Chroniques

par bertrand bolognesi

Le roi d'Ys
opéra d'Édouard Lalo

Théâtre du Capitole, Toulouse
- 9 octobre 2007
Nicolas Joel met en scène Le roi d'Ys d'Edouard Lalo au Capitole (Toulouse)
© patrice nin

Avec Le roi d'Ys, c'est dans une Bretagne légendaire qu'Édouard Lalo transporta le public de la salle Favart, le 7 mai 1888. Après une Symphonie espagnole (1874), un Concerto russe (1879), une Rhapsodie norvégienne (1879) et le ballet oriental Namouna (1882), le Lillois devenu Parisien trouve en la pointe armoricaine un terrain possible à de nouvelles inspirations exotiques. Ce n'est d'ailleurs pas tant la localisation géographique d'un sujet qui détermine son orientalisme, mais plutôt le voyage imaginaire qu'il provoque. Sur quelle rive fut érigée Ker Is ? En quels temps fut englouti Ker Is ? Quelle baie garde enfouis les trésors de Ker Is ? Quels exquis péchés recouvre donc la terrible mer de Ker Is ? Autant de mystères dont la seule évocation, aussi vague fut-elle, s'inscrivait idéalement dans l'air du temps.

De fait, Nicolas Joel ne se trompe pas en peignant d'un noir infernal les soldatesques confrontées. Comme toujours, le conte est moral, la belle Ys voyant la passion l'emporter sur l'amour, l'aveuglement rendu morbide de l'érotisme et de la vengeance précipiter ses jours et son peuple dans les flots. De même ne s'est-il pas trompé en confiant le rôle de Margared, sang et feu, à Sophie Koch qu'on n'attendait pas là. Elle s'y révèle féline à souhait, toutes griffes dehors, comme jamais on ne la vit. La voix investit le personnage d'une étonnante assise méphitique, dans une gestique à la grandiloquence parfaitement assumée. C'est précisément la grande réussite de cette production, tant pour la mise en scène et l'espace – décors d'Ezio Frigerio et costumes de Franca Squarciapino – que pour la direction d'acteurs : avoir assumé le ton un rien outré de l'œuvre.

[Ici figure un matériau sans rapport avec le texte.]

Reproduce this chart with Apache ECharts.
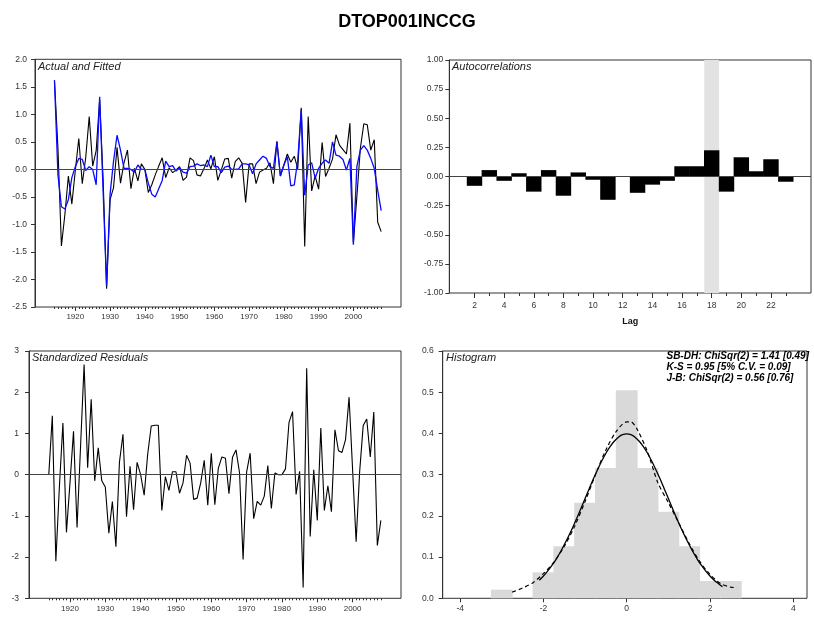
<!DOCTYPE html>
<html><head><meta charset="utf-8">
<script src="https://cdn.jsdelivr.net/npm/echarts@6/dist/echarts.min.js"></script>
<style>html,body{margin:0;padding:0;background:#fff}#c{width:814px;height:618px}</style>
</head><body><div id="c"></div>
<script>
// ---------- data ----------
const startYear = 1914;
const actual = [
 1.62, 0.39, -1.39, -0.82, -0.12, -0.63, -0.02, 0.56, -0.26, 0.22,
 0.96, 0.06, 0.34, 1.27, -0.18, -2.17, -0.55, -0.33, 0.40, -0.25,
 0.12, 0.35, -0.35, 0.02, -0.21, 0.10, 0.00, -0.42, -0.28, -0.10,
 0.06, 0.21, -0.15, 0.03, -0.06, -0.01, 0.05, -0.20, -0.14, 0.21,
 0.16, -0.10, -0.12, 0.01, 0.17, 0.01, 0.23, -0.20, -0.01, 0.19,
 0.20, -0.16, 0.14, 0.21, 0.11, -0.60, 0.10, 0.10, -0.26, -0.05,
 -0.01, 0.02, 0.12, -0.26, 0.51, -0.12, 0.08, 0.28, 0.13, 0.24,
 0.01, 1.12, -1.40, 0.96, -0.39, -0.12, -0.36, 0.49, -0.13, 0.02,
 0.19, 0.63, 0.44, 0.36, 0.28, 0.84, -1.33, -0.50, 0.38, 0.83,
 0.81, 0.35, 0.54, -0.96, -1.13];
const fitted = [
 1.62, -0.10, -0.68, -0.72, -0.55, -0.15, 0.05, 0.20, 0.18, -0.02,
 0.05, 0.00, -0.28, 1.32, -0.40, -2.12, -0.45, 0.15, 0.62, 0.35,
 0.02, 0.02, 0.00, -0.05, 0.08, 0.00, 0.00, -0.25, -0.45, -0.50,
 -0.35, -0.20, 0.15, 0.05, 0.07, -0.03, 0.03, -0.05, -0.07, 0.05,
 0.06, 0.10, 0.07, 0.08, 0.05, 0.26, 0.05, 0.05, -0.06, 0.04,
 0.06, 0.00, 0.00, 0.01, 0.10, 0.10, 0.08, -0.08, 0.10, 0.17,
 0.24, 0.20, 0.05, 0.02, 0.50, -0.12, 0.08, 0.23, -0.30, -0.28,
 0.17, 1.09, -0.47, 0.08, 0.12, -0.16, 0.02, 0.11, 0.17, 0.11,
 0.50, 0.26, 0.24, 0.18, -0.01, 0.20, -1.37, 0.05, 0.35, 0.43,
 0.35, 0.20, 0.02, -0.38, -0.75];
const residuals = [
 0.00, 1.43, -2.10, -0.30, 1.25, -1.40, -0.20, 1.05, -1.28, 0.70,
 2.67, 0.17, 1.83, -0.15, 0.65, -0.15, -0.30, -1.42, -0.65, -1.75,
 0.30, 0.98, -1.02, 0.20, -0.85, 0.30, 0.00, -0.50, 0.50, 1.18,
 1.20, 1.20, -0.87, -0.05, -0.38, 0.07, 0.07, -0.45, -0.20, 0.47,
 0.28, -0.60, -0.57, -0.20, 0.35, -0.74, 0.52, -0.73, 0.16, 0.43,
 0.40, -0.46, 0.42, 0.60, 0.04, -2.06, 0.06, 0.52, -1.07, -0.65,
 -0.74, -0.52, 0.22, -0.82, 0.04, 0.00, 0.00, 0.14, 1.27, 1.53,
 -0.48, 0.08, -2.74, 2.58, -1.50, 0.12, -1.11, 1.13, -0.87, -0.27,
 -0.90, 1.09, 0.58, 0.54, 0.85, 1.88, 0.12, -1.63, 0.08, 1.19,
 1.35, 0.43, 1.52, -1.72, -1.11];
const acfLags   = [2,3,4,5,6,7,8,9,10,11,12,13,14,15,16,17,18,19,20,21,22,23];
const acfValues = [-0.08,0.055,-0.037,0.028,-0.13,0.055,-0.165,0.035,-0.028,-0.20,0.0,-0.14,-0.07,-0.037,0.088,0.088,0.225,-0.13,0.165,0.045,0.148,-0.045];
const highlightLag = 18;
const histCenters = [-3,-2.5,-2,-1.5,-1,-0.5,0,0.5,1,1.5,2,2.5,3];
const histDensity = [0.021,0,0.063,0.126,0.232,0.316,0.505,0.316,0.21,0.126,0.042,0.042,0];
const histBinWidth = 0.5;
const normalX = [-2.1,-2.0,-1.9,-1.8,-1.7,-1.6,-1.5,-1.4,-1.3,-1.2,-1.1,-1.0,-0.9,-0.8,-0.7,-0.6,-0.5,-0.4,-0.3,-0.2,-0.1,0,0.1,0.2,0.3,0.4,0.5,0.6,0.7,0.8,0.9,1.0,1.1,1.2,1.3,1.4,1.5,1.6,1.7,1.8,1.9,2.0,2.1,2.2,2.3];
const normalY = [0.044,0.054,0.066,0.079,0.094,0.111,0.130,0.150,0.171,0.194,0.218,0.242,0.266,0.290,0.312,0.333,0.352,0.368,0.381,0.391,0.397,0.399,0.397,0.391,0.381,0.368,0.352,0.333,0.312,0.290,0.266,0.242,0.218,0.194,0.171,0.150,0.130,0.111,0.094,0.079,0.066,0.054,0.044,0.036,0.028];
const kernelX = [-2.75,-2.5,-2.25,-2.0,-1.75,-1.5,-1.25,-1.0,-0.75,-0.5,-0.25,0.0,0.1,0.25,0.5,0.75,1.0,1.25,1.5,1.75,2.0,2.25,2.5,2.65];
const kernelY = [0.015,0.025,0.038,0.060,0.088,0.126,0.175,0.235,0.300,0.360,0.405,0.428,0.428,0.410,0.355,0.280,0.232,0.183,0.133,0.090,0.058,0.036,0.027,0.026];
const decadeTicks = [1920,1930,1940,1950,1960,1970,1980,1990,2000];
const yearTicks = actual.map((_, i) => startYear + i);
const acfMajorTicks = [2,4,6,8,10,12,14,16,18,20,22];
const acfMinorTicks = [3,5,7,9,11,13,15,17,19,21,23];
const histTicks = [-4,-2,0,2,4];
const statsLines = ['SB-DH: ChiSqr(2) = 1.41 [0.49]','K-S = 0.95 [5% C.V. = 0.09]','J-B: ChiSqr(2) = 0.56 [0.76]'];

// ---------- chart ----------
const FONT = 'Liberation Sans, Arial, sans-serif';
const AX = '#333';
const years = yearTicks;
const pairs = (xs, ys) => xs.map((x, i) => [x, ys[i]]);

function timeX(grid, tickVals, len, labels) {
  return {
    type: 'value', gridIndex: grid, position: 'bottom', min: 1908.4, max: 2013.7,
    axisLine: {show: false, onZero: false}, splitLine: {show: false},
    axisTick: {show: true, length: len, customValues: tickVals, lineStyle: {color: AX, width: 1}},
    axisLabel: labels ? {show: true, customValues: tickVals, fontSize: 8, color: AX, margin: 6, fontFamily: FONT, formatter: v => String(v)} : {show: false}
  };
}
function yAx(grid, min, max, interval, dec, margin) {
  return {
    type: 'value', gridIndex: grid, position: 'left', min: min, max: max, interval: interval,
    axisLine: {show: true, onZero: false, lineStyle: {color: AX, width: 1}},
    axisTick: {show: true, length: 4, lineStyle: {color: AX}},
    splitLine: {show: false},
    axisLabel: {fontSize: 8.5, color: AX, margin: margin, fontFamily: FONT, formatter: v => Number(v).toFixed(dec)}
  };
}
const zeroLine = {silent: true, symbol: 'none', label: {show: false}, lineStyle: {color: '#444', width: 1, type: 'solid'}, data: [{yAxis: 0}], animation: false};

const rectRender = (halfW, color, pad) => function (params, api) {
  const x = api.value(0), v = api.value(1);
  const p0 = api.coord([x - halfW, 0]);
  const p1 = api.coord([x + halfW, v]);
  return {type: 'rect', shape: {x: p0[0] - pad, y: Math.min(p0[1], p1[1]), width: p1[0] - p0[0] + 2 * pad, height: Math.abs(p1[1] - p0[1])}, style: {fill: color}};
};

const gridBase = {show: true, borderColor: AX, borderWidth: 1, backgroundColor: 'transparent', containLabel: false};

const option = {
  animation: false,
  backgroundColor: '#fff',
  title: [
    {text: 'DTOP001INCCG', left: 'center', top: 8, textStyle: {fontFamily: FONT, fontSize: 18, fontWeight: 'bold', color: '#000'}}
  ],
  grid: [
    Object.assign({left: 35, top: 59.3, width: 366, height: 247.7}, gridBase),
    Object.assign({left: 449.3, top: 60, width: 361.7, height: 233}, gridBase),
    Object.assign({left: 29, top: 351, width: 372, height: 247.3}, gridBase),
    Object.assign({left: 442.7, top: 351, width: 364.3, height: 247.3}, gridBase)
  ],
  xAxis: [
    timeX(0, decadeTicks, 4, true),
    timeX(0, yearTicks, 2, false),
    {type: 'value', gridIndex: 1, position: 'bottom', min: 0.3, max: 24.7, axisLine: {show: false, onZero: false}, splitLine: {show: false},
     axisTick: {show: true, length: 5, customValues: acfMajorTicks, lineStyle: {color: AX}},
     axisLabel: {customValues: acfMajorTicks, fontSize: 8.5, color: AX, margin: 8, fontFamily: FONT},
     name: 'Lag', nameLocation: 'middle', nameGap: 24, nameTextStyle: {fontFamily: FONT, fontSize: 9, fontWeight: 'bold', color: '#111'}},
    {type: 'value', gridIndex: 1, position: 'bottom', min: 0.3, max: 24.7, axisLine: {show: false, onZero: false}, splitLine: {show: false},
     axisTick: {show: true, length: 3, customValues: acfMinorTicks, lineStyle: {color: AX}}, axisLabel: {show: false}},
    timeX(2, decadeTicks, 4, true),
    timeX(2, yearTicks, 2, false),
    {type: 'value', gridIndex: 3, position: 'bottom', min: -4.42, max: 4.33, axisLine: {show: false, onZero: false}, splitLine: {show: false},
     axisTick: {show: true, length: 4, customValues: histTicks, lineStyle: {color: AX}},
     axisLabel: {customValues: histTicks, fontSize: 8.5, color: AX, margin: 6, fontFamily: FONT}}
  ],
  yAxis: [
    yAx(0, -2.5, 2, 0.5, 1, 8),
    yAx(1, -1, 1, 0.25, 2, 6),
    yAx(2, -3, 3, 1, 0, 10),
    yAx(3, 0, 0.6, 0.1, 1, 9)
  ],
  series: [
    {type: 'line', xAxisIndex: 0, yAxisIndex: 0, data: pairs(years, actual), showSymbol: false, symbol: 'none',
     lineStyle: {color: '#000', width: 1.1}, z: 3, markLine: zeroLine},
    {type: 'line', xAxisIndex: 0, yAxisIndex: 0, data: pairs(years, fitted), showSymbol: false, symbol: 'none',
     lineStyle: {color: '#0a0aff', width: 1.3}, z: 4},
    {type: 'custom', xAxisIndex: 2, yAxisIndex: 1, data: [[highlightLag, 1], [highlightLag, -1]], renderItem: rectRender(0.5, '#e2e2e2', 0), z: 1, silent: true},
    {type: 'custom', xAxisIndex: 2, yAxisIndex: 1, data: pairs(acfLags, acfValues), renderItem: rectRender(0.5, '#000', 0.3), z: 3},
    {type: 'line', xAxisIndex: 2, yAxisIndex: 1, data: [], markLine: zeroLine, z: 4},
    {type: 'line', xAxisIndex: 4, yAxisIndex: 2, data: pairs(years, residuals), showSymbol: false, symbol: 'none',
     lineStyle: {color: '#000', width: 1.1}, z: 3, markLine: zeroLine},
    {type: 'custom', xAxisIndex: 6, yAxisIndex: 3, data: pairs(histCenters, histDensity), renderItem: rectRender(histBinWidth / 2, '#d9d9d9', 0.5), z: 1},
    {type: 'line', xAxisIndex: 6, yAxisIndex: 3, data: pairs(normalX, normalY), showSymbol: false, symbol: 'none', smooth: 0.3,
     lineStyle: {color: '#000', width: 1.3}, z: 3},
    {type: 'line', xAxisIndex: 6, yAxisIndex: 3, data: pairs(kernelX, kernelY), showSymbol: false, symbol: 'none', smooth: 0.3,
     lineStyle: {color: '#000', width: 1.2, type: [4, 3]}, z: 3}
  ],
  graphic: [
    {type: 'text', left: 38, top: 61, style: {text: 'Actual and Fitted', font: 'italic 11px ' + FONT, fill: '#222'}},
    {type: 'text', left: 452, top: 61, style: {text: 'Autocorrelations', font: 'italic 11px ' + FONT, fill: '#222'}},
    {type: 'text', left: 32, top: 352, style: {text: 'Standardized Residuals', font: 'italic 11px ' + FONT, fill: '#222'}},
    {type: 'text', left: 446, top: 352, style: {text: 'Histogram', font: 'italic 11px ' + FONT, fill: '#222'}},
    {type: 'text', right: 5, top: 351, style: {text: statsLines.join('\n'), font: 'italic bold 10px ' + FONT, lineHeight: 11, fill: '#000', align: 'right'}}
  ]
};
const chart = echarts.init(document.getElementById('c'), null, {renderer: 'canvas'});
chart.setOption(option);
</script></body></html>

Si l'on regrette un Karnac surfait qui oublie de chanter, l'on ne pourra que se réjouir de la distribution ici réunie. André Heyboer sert Jahel d'un phrasé nourri et d'une émission ferme. Indépendamment d'une diction laborieuse, Charles Castronovo conduit élégamment la dynamique de Mylio, soignant des attaques aiguës d'une tendresse déconcertante. Large et convainquant, le chant du rôle-titre est celui de Paul Gay. Enfin, Inva Mula s'avère une Rozenn remarquable dont la vocalité rencontre l'incarnation, grâce à une maîtrise discrète mais non moins certaine des qualités à exploiter ; aussi l'émotion est elle bientôt au rendez-vous.

Malgré l'enthousiasme de la battue d'Yves Abel, à la tête d'un Orchestre national du Capitole dont elle porte luxueusement la polychromie au delà du raisonnable équilibre souhaité, l'œil excitable de la salle n'assisterait à aucune noyade. Ainsi qu'une raucité aurait pu le laisser présager à la fin du premier tableau de l'acte médian, Margared doit reposer sa voix, de sorte que le fastueux delirium fin de siècle n'ouvrira pas sa grande porte de bronze. Le spectacle n'ayant pas repris après l'entracte, il conviendra de nuancer les impressions que laissèrent des voix qu'on ne put goûter jusqu'à l'issue des énigmes – ainsi les cétacées abyssaux nous privèrent-ils du Saint Corentin (petite liberté prise par le livret à l'encontre de Saint Guénolé) d'Éric Martin-Bonnet.